I have decided to pause writing the next title, DREAMS TO NIGHTMARE, until I have attended to a long-overdue task of bundling revised and updated versions of the postings, essays, and presentations on Edmund Burke’s political philosophy that I have given at meetings and conferences over the last ten or so years. More details, plus a table of contents, will be provided in due course.

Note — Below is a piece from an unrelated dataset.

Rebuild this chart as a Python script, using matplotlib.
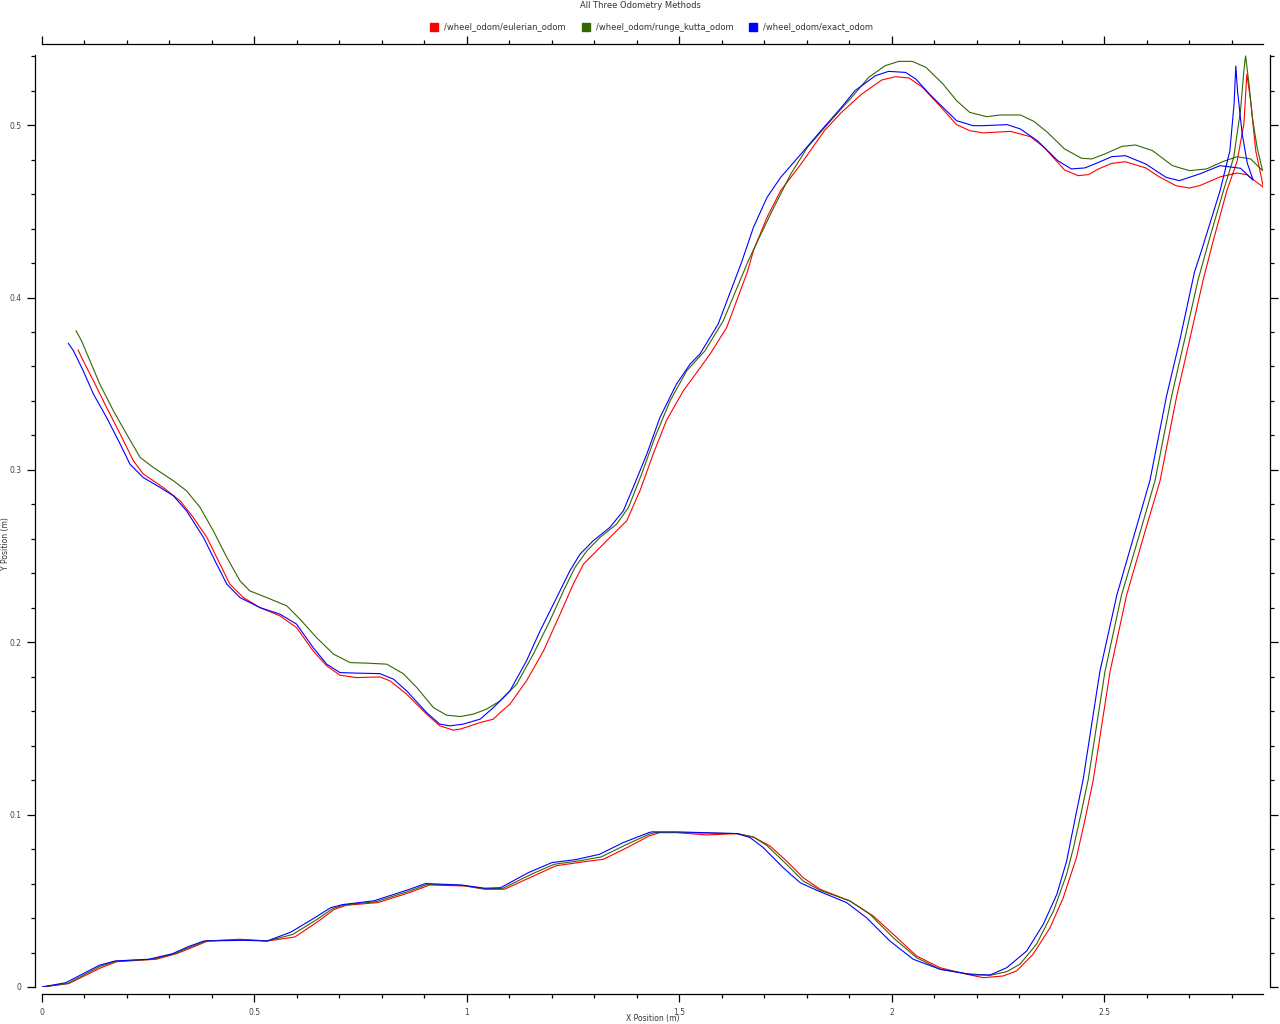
import matplotlib
matplotlib.use('Agg')
import matplotlib.pyplot as plt
import numpy as np
from matplotlib.lines import Line2D
from matplotlib.ticker import MultipleLocator, FuncFormatter

# ---- data (metres) ----
# each run: outbound leg (bottom curve + climb to the spike), then the return leg

euler_out_x = [0, 0.063, 0.139, 0.176, 0.269, 0.316, 0.362, 0.390, 0.465, 0.530, 0.595, 0.651, 0.688,
               0.716, 0.791, 0.865, 0.912, 0.995, 1.042, 1.088, 1.162, 1.209, 1.274, 1.321, 1.377, 1.428,
               1.454, 1.493, 1.564, 1.635, 1.674, 1.713, 1.752, 1.791, 1.831, 1.901, 1.956, 2.003, 2.058,
               2.113, 2.176, 2.215, 2.262, 2.293, 2.332, 2.372, 2.403, 2.434, 2.455, 2.474, 2.513, 2.552,
               2.599, 2.631, 2.670, 2.701, 2.732, 2.756, 2.788, 2.812, 2.828, 2.835]
euler_out_y = [0, 0.002, 0.0112, 0.0147, 0.0161, 0.0193, 0.0238, 0.0267, 0.0277, 0.0267, 0.029, 0.0383,
               0.0451, 0.0474, 0.049, 0.0548, 0.0592, 0.0586, 0.0567, 0.0567, 0.065, 0.0703, 0.0726, 0.0741,
               0.0809, 0.0876, 0.0896, 0.0896, 0.0882, 0.089, 0.087, 0.0818, 0.0731, 0.0634, 0.0567, 0.0499,
               0.0412, 0.0306, 0.018, 0.0112, 0.0074, 0.0054, 0.0064, 0.0093, 0.019, 0.0344, 0.0518, 0.075,
               0.098, 0.1207, 0.1828, 0.2273, 0.2673, 0.2939, 0.3428, 0.3761, 0.41, 0.433, 0.462, 0.479,
               0.5007, 0.5297]
euler_back_x = [2.844, 2.856, 2.874, 2.835, 2.812, 2.772, 2.724, 2.700, 2.668, 2.629, 2.597, 2.549, 2.517,
                2.486, 2.462, 2.438, 2.406, 2.358, 2.326, 2.279, 2.215, 2.183, 2.152, 2.112, 2.072, 2.040,
                2.008, 1.976, 1.929, 1.881, 1.841, 1.786, 1.738, 1.706, 1.674, 1.660, 1.611, 1.572, 1.532,
                1.509, 1.469, 1.438, 1.407, 1.376, 1.352, 1.313, 1.274, 1.250, 1.219, 1.180, 1.140, 1.101,
                1.078, 1.062, 1.031, 0.984, 0.968, 0.936, 0.905, 0.858, 0.819, 0.795, 0.740, 0.701, 0.670,
                0.638, 0.599, 0.560, 0.513, 0.474, 0.442, 0.419, 0.388, 0.356, 0.325, 0.285, 0.238, 0.215,
                0.184, 0.152, 0.121, 0.097, 0.085]
euler_back_y = [0.514, 0.485, 0.4639, 0.4713, 0.4722, 0.470, 0.4649, 0.4635, 0.4649, 0.470, 0.4752, 0.4788,
                0.4778, 0.4746, 0.4713, 0.4707, 0.474, 0.4871, 0.4933, 0.4964, 0.4955, 0.4968, 0.5003, 0.5113,
                0.5219, 0.5274, 0.5281, 0.5262, 0.5181, 0.5074, 0.4968, 0.4775, 0.462, 0.4465, 0.4272, 0.415,
                0.3826, 0.3672, 0.3536, 0.3459, 0.3285, 0.3091, 0.2879, 0.2705, 0.2647, 0.255, 0.2453, 0.2337,
                0.2163, 0.195, 0.1776, 0.1641, 0.1592, 0.1554, 0.1534, 0.1496, 0.149, 0.1515, 0.1583, 0.1699,
                0.1776, 0.1799, 0.1795, 0.1809, 0.1863, 0.195, 0.2085, 0.2153, 0.2201, 0.2259, 0.2337, 0.2453,
                0.2608, 0.2724, 0.2821, 0.2898, 0.2977, 0.3053, 0.3208, 0.3362, 0.3517, 0.3633, 0.3695]

rk_out_x = [0, 0.060, 0.137, 0.174, 0.260, 0.312, 0.353, 0.386, 0.470, 0.530, 0.590, 0.647, 0.684, 0.712,
            0.786, 0.865, 0.907, 0.990, 1.042, 1.084, 1.153, 1.205, 1.265, 1.316, 1.372, 1.428, 1.442, 1.493,
            1.635, 1.674, 1.705, 1.752, 1.791, 1.831, 1.901, 1.948, 2.003, 2.058, 2.113, 2.176, 2.231, 2.270,
            2.301, 2.340, 2.380, 2.411, 2.427, 2.446, 2.462, 2.501, 2.540, 2.588, 2.619, 2.658, 2.689, 2.720,
            2.748, 2.780, 2.804, 2.820, 2.828, 2.832]
rk_out_y = [0, 0.002, 0.012, 0.015, 0.0161, 0.0193, 0.0236, 0.0267, 0.0274, 0.0267, 0.0305, 0.0392, 0.0455,
            0.0476, 0.0495, 0.0557, 0.0596, 0.0589, 0.057, 0.0572, 0.0656, 0.0712, 0.0732, 0.0755, 0.0823,
            0.0886, 0.0896, 0.0896, 0.089, 0.087, 0.0822, 0.0712, 0.0615, 0.0561, 0.0499, 0.0422, 0.0286,
            0.017, 0.0103, 0.0077, 0.0068, 0.0089, 0.0132, 0.0248, 0.0441, 0.0654, 0.0807, 0.102, 0.1207,
            0.1828, 0.2273, 0.2673, 0.2939, 0.3428, 0.3761, 0.41, 0.4349, 0.462, 0.4813, 0.5084, 0.5316,
            0.5403]
rk_back_x = [2.840, 2.848, 2.859, 2.872, 2.844, 2.812, 2.780, 2.740, 2.700, 2.660, 2.613, 2.573, 2.541,
             2.501, 2.470, 2.446, 2.406, 2.366, 2.334, 2.302, 2.255, 2.223, 2.183, 2.152, 2.120, 2.080, 2.048,
             2.016, 1.984, 1.945, 1.905, 1.849, 1.801, 1.762, 1.722, 1.690, 1.662, 1.603, 1.560, 1.517,
             1.478, 1.442, 1.411, 1.380, 1.352, 1.313, 1.282, 1.254, 1.227, 1.195, 1.156, 1.117, 1.078,
             1.046, 1.015, 0.984, 0.952, 0.921, 0.882, 0.850, 0.811, 0.764, 0.725, 0.686, 0.646, 0.607,
             0.576, 0.529, 0.489, 0.466, 0.435, 0.403, 0.372, 0.340, 0.309, 0.262, 0.231, 0.199, 0.168,
             0.136, 0.113, 0.093, 0.080]
rk_back_y = [0.5239, 0.5045, 0.4871, 0.4736, 0.4804, 0.4817, 0.479, 0.4746, 0.4736, 0.4765, 0.4852, 0.4885,
             0.4877, 0.4833, 0.4804, 0.4808, 0.4862, 0.4958, 0.5022, 0.5059, 0.5059, 0.5049, 0.5074, 0.5142,
             0.5239, 0.5335, 0.537, 0.537, 0.5345, 0.5277, 0.5161, 0.5007, 0.4871, 0.4717, 0.4523, 0.436,
             0.4214, 0.3865, 0.3691, 0.3575, 0.3401, 0.3188, 0.2976, 0.2782, 0.2685, 0.2608, 0.253, 0.2434,
             0.2298, 0.2124, 0.1931, 0.1757, 0.166, 0.1612, 0.1583, 0.1569, 0.1577, 0.1621, 0.1737, 0.1818,
             0.1873, 0.1879, 0.1882, 0.1931, 0.2027, 0.2134, 0.2211, 0.2259, 0.2298, 0.2356, 0.2492, 0.2647,
             0.2782, 0.2879, 0.2937, 0.3014, 0.3072, 0.3208, 0.3343, 0.3498, 0.3633, 0.3749, 0.3807]

exact_out_x = [0, 0.056, 0.135, 0.172, 0.251, 0.307, 0.344, 0.381, 0.475, 0.530, 0.586, 0.642, 0.679,
               0.707, 0.781, 0.865, 0.902, 0.986, 1.042, 1.079, 1.144, 1.200, 1.256, 1.312, 1.367, 1.428,
               1.435, 1.493, 1.635, 1.666, 1.697, 1.744, 1.784, 1.823, 1.893, 1.940, 1.995, 2.050, 2.113,
               2.191, 2.231, 2.270, 2.317, 2.356, 2.388, 2.411, 2.432, 2.450, 2.489, 2.529, 2.576, 2.607,
               2.646, 2.678, 2.712, 2.728, 2.772, 2.795, 2.805, 2.809]
exact_out_y = [0, 0.0025, 0.0126, 0.0151, 0.0161, 0.0193, 0.0234, 0.0267, 0.0271, 0.0267, 0.0319, 0.0402,
               0.046, 0.0478, 0.050, 0.0567, 0.060, 0.0592, 0.0573, 0.0576, 0.0663, 0.0722, 0.0739, 0.077,
               0.0837, 0.0896, 0.090, 0.090, 0.089, 0.0867, 0.0809, 0.0692, 0.0605, 0.0561, 0.049, 0.0402,
               0.0267, 0.0161, 0.0103, 0.007, 0.007, 0.0112, 0.0209, 0.0364, 0.0538, 0.0731, 0.099, 0.1207,
               0.1828, 0.2273, 0.2673, 0.2939, 0.3428, 0.3761, 0.415, 0.427, 0.462, 0.485, 0.5125, 0.5345]
exact_back_x = [2.813, 2.824, 2.836, 2.850, 2.820, 2.772, 2.724, 2.676, 2.645, 2.597, 2.549, 2.517, 2.486,
                2.454, 2.422, 2.390, 2.342, 2.302, 2.271, 2.215, 2.191, 2.152, 2.120, 2.088, 2.056, 2.032,
                1.992, 1.961, 1.913, 1.881, 1.833, 1.786, 1.738, 1.706, 1.674, 1.646, 1.591, 1.548, 1.525,
                1.493, 1.454, 1.423, 1.391, 1.368, 1.336, 1.297, 1.266, 1.242, 1.211, 1.172, 1.140, 1.101,
                1.078, 1.062, 1.031, 0.991, 0.960, 0.936, 0.905, 0.858, 0.827, 0.795, 0.740, 0.701, 0.670,
                0.638, 0.599, 0.560, 0.513, 0.466, 0.435, 0.411, 0.380, 0.340, 0.309, 0.278, 0.238, 0.207,
                0.184, 0.152, 0.121, 0.097, 0.074, 0.062]
exact_back_y = [0.520, 0.495, 0.478, 0.468, 0.475, 0.4765, 0.4717, 0.4678, 0.4697, 0.4775, 0.4823, 0.4817,
                0.4784, 0.4752, 0.4746, 0.4794, 0.491, 0.4978, 0.5003, 0.4997, 0.4997, 0.5026, 0.5103, 0.5181,
                0.5268, 0.5306, 0.5312, 0.5287, 0.520, 0.5103, 0.4968, 0.4833, 0.4697, 0.4581, 0.4407, 0.4204,
                0.3846, 0.3672, 0.3614, 0.3498, 0.3304, 0.3091, 0.2898, 0.2763, 0.2666, 0.2589, 0.2511, 0.2414,
                0.2259, 0.2066, 0.1892, 0.1718, 0.166, 0.1621, 0.1554, 0.1525, 0.1515, 0.1525, 0.1592, 0.1718,
                0.1786, 0.1818, 0.1821, 0.1824, 0.1873, 0.1969, 0.2105, 0.2163, 0.2201, 0.2259, 0.2337, 0.2453,
                0.2608, 0.2763, 0.285, 0.2898, 0.2956, 0.3033, 0.315, 0.3304, 0.344, 0.3575, 0.3691, 0.3734]

labels = ['/wheel_odom/eulerian_odom', '/wheel_odom/runge_kutta_odom', '/wheel_odom/exact_odom']
colors = ['#ff0000', '#336600', '#0000ff']

W, H, DPI = 1280, 1024, 100
PX = 72.0 / DPI  # points per pixel

plt.rcParams['font.family'] = ['DejaVu Sans']

fig = plt.figure(figsize=(W / DPI, H / DPI), dpi=DPI)
# data box in pixels: x 42..1263, y 55..987
ax = fig.add_axes([42 / W, 1 - 987 / H, (1263 - 42) / W, (987 - 55) / H])

runs = [(euler_out_x + euler_back_x, euler_out_y + euler_back_y),
        (rk_out_x + rk_back_x, rk_out_y + rk_back_y),
        (exact_out_x + exact_back_x, exact_out_y + exact_back_y)]
for (xs, ys), c in zip(runs, colors):
    ax.plot(xs, ys, color=c, lw=0.8, solid_joinstyle='miter')

ax.set_xlim(0, 2.873)
ax.set_ylim(0, 0.5407)

# detached border like the original
ax.spines['left'].set_position(('outward', 7 * PX))
ax.spines['right'].set_position(('outward', 7 * PX))
ax.spines['bottom'].set_position(('outward', 7 * PX))
ax.spines['top'].set_position(('outward', 11 * PX))
for s in ax.spines.values():
    s.set_linewidth(0.9)

ax.xaxis.set_major_locator(MultipleLocator(0.5))
ax.xaxis.set_minor_locator(MultipleLocator(0.1))
ax.yaxis.set_major_locator(MultipleLocator(0.1))
ax.yaxis.set_minor_locator(MultipleLocator(0.02))
fmt = FuncFormatter(lambda v, p: f'{v:g}')
ax.xaxis.set_major_formatter(fmt)
ax.yaxis.set_major_formatter(fmt)

ax.tick_params(which='both', direction='out', top=True, right=True,
               labeltop=False, labelright=False, width=0.9,
               labelsize=5.5, labelcolor='#444444', pad=4)
ax.tick_params(which='major', length=8 * PX)
ax.tick_params(which='minor', length=4 * PX)

ax.set_xlabel('X Position (m)', fontsize=5.5, color='#333333', va='center')
ax.xaxis.set_label_coords(0.5, -(1019 - 987) / (987 - 55))
ax.set_ylabel('Y Position (m)', fontsize=5.5, color='#333333', va='center')
ax.yaxis.set_label_coords(-(42 - 6) / (1263 - 42), (987 - 544) / (987 - 55))

fig.text(0.5, 1 - 5 / H, 'All Three Odometry Methods', ha='center', va='center',
         fontsize=6, color='#333333')

handles = [Line2D([], [], ls='', marker='s', markersize=6, color=c) for c in colors]
fig.legend(handles, labels, loc='center', bbox_to_anchor=(652 / W, 1 - 27 / H), ncol=3,
           frameon=False, fontsize=6, handlelength=0.8, handletextpad=0.8,
           columnspacing=2.0, labelcolor='#333333')

fig.savefig('out.png', dpi=DPI)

Anticipated release is December 2026

Another view about the quality of present-day books

This is a thoughtful analysis of the quality of present-day books. Significant is the number of books being published every year. This last year, according to Jared Henderson, 4 million books were published. This is an insane number compared with ten years ago. The reason for the number is the ease with which anyone can publish a book, a trend made worse over the last two years by AI. Naturally, there’s a lot of rubbish among that number. Indeed, Henderson claims the vast majority are slop. However, among that bubbling slop that good booksellers can clear away, he asserts good-quality books can be found. I’m happy to have my books examined in this regard.

New cover for The Counterculture Goddess

I have had covers for two titles in my Sixties Series professionally designed. One is for Love in the Counterculture, which is due for release at the end of June 2026. The second is for The Counterculture Goddess, published in 2025 and revised in 2026, which I have just received.

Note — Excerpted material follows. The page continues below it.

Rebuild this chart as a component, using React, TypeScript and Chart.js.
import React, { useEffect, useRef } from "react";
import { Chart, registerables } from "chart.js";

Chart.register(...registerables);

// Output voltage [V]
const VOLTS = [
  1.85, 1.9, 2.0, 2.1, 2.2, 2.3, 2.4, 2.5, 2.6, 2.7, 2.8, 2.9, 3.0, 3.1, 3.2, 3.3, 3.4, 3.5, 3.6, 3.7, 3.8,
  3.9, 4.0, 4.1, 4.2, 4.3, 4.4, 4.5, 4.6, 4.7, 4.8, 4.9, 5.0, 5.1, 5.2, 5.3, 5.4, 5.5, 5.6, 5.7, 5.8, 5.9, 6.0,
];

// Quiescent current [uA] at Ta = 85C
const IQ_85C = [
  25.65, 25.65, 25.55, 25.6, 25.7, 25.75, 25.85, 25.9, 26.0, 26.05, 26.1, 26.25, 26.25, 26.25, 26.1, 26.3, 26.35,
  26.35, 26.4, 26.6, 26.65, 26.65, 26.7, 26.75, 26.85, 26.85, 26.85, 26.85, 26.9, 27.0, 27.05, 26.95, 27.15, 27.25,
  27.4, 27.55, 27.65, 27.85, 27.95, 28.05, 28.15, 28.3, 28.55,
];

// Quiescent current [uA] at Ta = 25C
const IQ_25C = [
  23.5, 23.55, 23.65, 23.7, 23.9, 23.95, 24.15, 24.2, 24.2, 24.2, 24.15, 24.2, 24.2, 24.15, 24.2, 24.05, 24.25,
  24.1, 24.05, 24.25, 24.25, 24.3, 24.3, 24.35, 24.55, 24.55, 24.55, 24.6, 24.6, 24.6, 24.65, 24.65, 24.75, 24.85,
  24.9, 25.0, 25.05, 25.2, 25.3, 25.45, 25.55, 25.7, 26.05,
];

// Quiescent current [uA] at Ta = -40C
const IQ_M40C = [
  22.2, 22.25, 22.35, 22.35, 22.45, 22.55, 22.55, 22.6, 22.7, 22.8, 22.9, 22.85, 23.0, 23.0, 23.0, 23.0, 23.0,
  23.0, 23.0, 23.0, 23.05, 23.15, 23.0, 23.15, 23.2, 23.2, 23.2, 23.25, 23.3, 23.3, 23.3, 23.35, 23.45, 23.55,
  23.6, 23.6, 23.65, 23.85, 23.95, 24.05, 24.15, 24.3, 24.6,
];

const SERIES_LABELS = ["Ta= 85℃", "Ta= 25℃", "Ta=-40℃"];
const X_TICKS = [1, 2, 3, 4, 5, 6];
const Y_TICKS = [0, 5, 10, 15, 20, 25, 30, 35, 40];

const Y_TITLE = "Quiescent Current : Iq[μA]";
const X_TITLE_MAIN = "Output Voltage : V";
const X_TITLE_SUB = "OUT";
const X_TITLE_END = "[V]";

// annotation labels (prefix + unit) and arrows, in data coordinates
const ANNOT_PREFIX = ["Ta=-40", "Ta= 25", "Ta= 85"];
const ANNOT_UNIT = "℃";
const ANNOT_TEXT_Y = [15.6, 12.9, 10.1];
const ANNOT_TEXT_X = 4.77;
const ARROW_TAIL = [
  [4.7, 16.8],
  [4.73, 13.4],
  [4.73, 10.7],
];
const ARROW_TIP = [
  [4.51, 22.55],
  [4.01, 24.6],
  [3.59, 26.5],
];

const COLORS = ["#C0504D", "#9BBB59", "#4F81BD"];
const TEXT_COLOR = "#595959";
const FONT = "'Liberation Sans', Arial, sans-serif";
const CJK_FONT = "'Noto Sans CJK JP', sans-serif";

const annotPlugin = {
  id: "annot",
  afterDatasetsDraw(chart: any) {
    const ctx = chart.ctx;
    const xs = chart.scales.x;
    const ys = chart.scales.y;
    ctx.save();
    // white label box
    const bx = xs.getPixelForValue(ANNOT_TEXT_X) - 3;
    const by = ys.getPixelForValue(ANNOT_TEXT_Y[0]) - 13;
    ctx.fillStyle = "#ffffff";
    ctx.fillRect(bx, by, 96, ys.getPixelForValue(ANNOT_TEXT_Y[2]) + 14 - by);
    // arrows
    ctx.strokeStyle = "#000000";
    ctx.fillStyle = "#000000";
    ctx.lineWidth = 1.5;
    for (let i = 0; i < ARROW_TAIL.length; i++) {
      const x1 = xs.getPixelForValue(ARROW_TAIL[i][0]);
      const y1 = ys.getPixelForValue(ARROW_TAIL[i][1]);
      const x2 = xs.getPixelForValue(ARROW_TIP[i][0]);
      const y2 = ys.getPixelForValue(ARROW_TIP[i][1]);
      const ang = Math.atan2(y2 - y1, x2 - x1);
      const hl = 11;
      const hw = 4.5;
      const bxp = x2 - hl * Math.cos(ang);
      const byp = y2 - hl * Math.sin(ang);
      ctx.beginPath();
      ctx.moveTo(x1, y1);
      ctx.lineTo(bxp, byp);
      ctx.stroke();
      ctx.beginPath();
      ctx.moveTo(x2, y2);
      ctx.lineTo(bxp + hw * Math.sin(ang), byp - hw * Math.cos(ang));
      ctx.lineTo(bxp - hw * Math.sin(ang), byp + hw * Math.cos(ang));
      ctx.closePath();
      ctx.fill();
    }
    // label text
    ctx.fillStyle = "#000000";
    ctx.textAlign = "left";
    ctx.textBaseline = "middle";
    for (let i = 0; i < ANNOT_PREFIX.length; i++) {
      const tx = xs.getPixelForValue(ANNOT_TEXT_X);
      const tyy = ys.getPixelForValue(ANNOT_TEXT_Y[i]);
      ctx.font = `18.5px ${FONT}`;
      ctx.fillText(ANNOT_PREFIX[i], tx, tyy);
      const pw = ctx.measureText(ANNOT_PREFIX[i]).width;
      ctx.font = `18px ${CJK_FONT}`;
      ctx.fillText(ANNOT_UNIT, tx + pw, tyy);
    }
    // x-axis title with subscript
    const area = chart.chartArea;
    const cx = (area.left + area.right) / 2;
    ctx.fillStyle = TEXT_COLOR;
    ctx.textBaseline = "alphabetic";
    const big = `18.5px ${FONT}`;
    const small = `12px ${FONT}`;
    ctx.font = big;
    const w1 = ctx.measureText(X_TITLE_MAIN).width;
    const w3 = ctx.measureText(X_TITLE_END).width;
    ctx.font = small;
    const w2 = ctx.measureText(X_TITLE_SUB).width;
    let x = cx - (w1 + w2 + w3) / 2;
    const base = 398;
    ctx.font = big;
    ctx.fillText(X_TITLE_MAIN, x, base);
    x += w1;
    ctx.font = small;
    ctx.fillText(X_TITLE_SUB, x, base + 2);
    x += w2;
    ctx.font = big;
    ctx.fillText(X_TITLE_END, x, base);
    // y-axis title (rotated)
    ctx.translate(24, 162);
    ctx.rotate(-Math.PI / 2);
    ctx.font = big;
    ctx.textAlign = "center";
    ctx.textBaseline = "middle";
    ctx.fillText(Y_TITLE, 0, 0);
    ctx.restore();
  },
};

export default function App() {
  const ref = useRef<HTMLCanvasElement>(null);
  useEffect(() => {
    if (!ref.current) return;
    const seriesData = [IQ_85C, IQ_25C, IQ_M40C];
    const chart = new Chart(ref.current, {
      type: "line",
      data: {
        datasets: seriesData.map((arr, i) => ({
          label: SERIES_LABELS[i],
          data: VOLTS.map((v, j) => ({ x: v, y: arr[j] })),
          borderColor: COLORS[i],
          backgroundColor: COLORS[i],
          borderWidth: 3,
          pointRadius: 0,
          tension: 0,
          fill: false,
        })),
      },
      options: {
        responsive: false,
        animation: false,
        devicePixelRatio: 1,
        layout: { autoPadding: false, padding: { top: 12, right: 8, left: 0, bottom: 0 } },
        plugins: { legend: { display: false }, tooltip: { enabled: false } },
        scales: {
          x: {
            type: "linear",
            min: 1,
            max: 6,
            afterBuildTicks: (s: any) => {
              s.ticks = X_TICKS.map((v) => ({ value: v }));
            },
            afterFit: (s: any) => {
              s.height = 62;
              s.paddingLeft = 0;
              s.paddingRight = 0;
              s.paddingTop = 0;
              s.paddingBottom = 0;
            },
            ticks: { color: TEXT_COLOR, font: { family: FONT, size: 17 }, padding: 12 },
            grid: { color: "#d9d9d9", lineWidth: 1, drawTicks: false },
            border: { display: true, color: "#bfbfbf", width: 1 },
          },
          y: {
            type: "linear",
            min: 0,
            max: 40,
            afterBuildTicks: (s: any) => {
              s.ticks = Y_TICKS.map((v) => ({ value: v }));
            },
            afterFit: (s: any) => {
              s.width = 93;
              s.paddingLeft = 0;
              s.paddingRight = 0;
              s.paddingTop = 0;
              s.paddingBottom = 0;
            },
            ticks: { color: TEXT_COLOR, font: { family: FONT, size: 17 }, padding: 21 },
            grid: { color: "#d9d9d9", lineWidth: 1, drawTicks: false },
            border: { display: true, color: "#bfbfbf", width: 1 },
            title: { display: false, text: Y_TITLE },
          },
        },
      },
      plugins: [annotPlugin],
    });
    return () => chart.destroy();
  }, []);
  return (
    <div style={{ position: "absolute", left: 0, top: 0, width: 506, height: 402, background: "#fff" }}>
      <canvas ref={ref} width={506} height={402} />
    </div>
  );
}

I have also provided a character and other information sheet for readers. My plan is to provide a similar information sheet for all my fiction titles.

Johnathan Franzen’s ten rules for novelists

John Matthew Fox, of Bookfox, critically runs through Johnathan Franzen’s 10 rules for novelists, which have apparently infuriated many writers, even some of the best-known. I agree mostly with him. He dismisses 6 of the 10. The only comment I wish to make is on the claim that ‘Substituting then is the lazy or tone-deaf writer’s non-solution to the problem of too many ands on the page.’ Even worse is using ‘and then’. I say rubbish, bunkum and piffle to that. Listen to the way English-speaking people speak.

Novels written for stupid people – which particular group of stupid people?

Alina, who has two degrees in literature that she doesn’t know what to do with, opens this video with the question: “Does anyone else feel like contemporary novels are written like we’re stupid?” She then proceeds to favour us with her views in a world-weary way that characterises her videos. It’s an interesting discussion – you hope it would be with two degrees – but a little too long and too focused on her demographic – twenty-something girls.

I don’t have much to say about her views because I don’t read contemporary novels. That’s mainly due to my being sick to death of the woke assumptions that are either in the foreground or the background. Now, Alina slings off at a right-winger like me (actually, I’m a Burkean conservative, but I rather doubt Alina knows what that is) who complains about the left-wing bias in contemporary novels.

She says political ideas are an essential part of literature. Well, they are, but that’s not the point. The issue is how political ideas are handled in woke novels and how they characterise their political opposition.

In the first place, they are assumed, which is intellectual surrender or, worse, the woke writer does not possess the ability to justify his ideas philosophically. In the second place, woke writers have no idea of the philosophical underpinnings of a competent, serious conservative writer. Such a philosophical defence is not imaginable.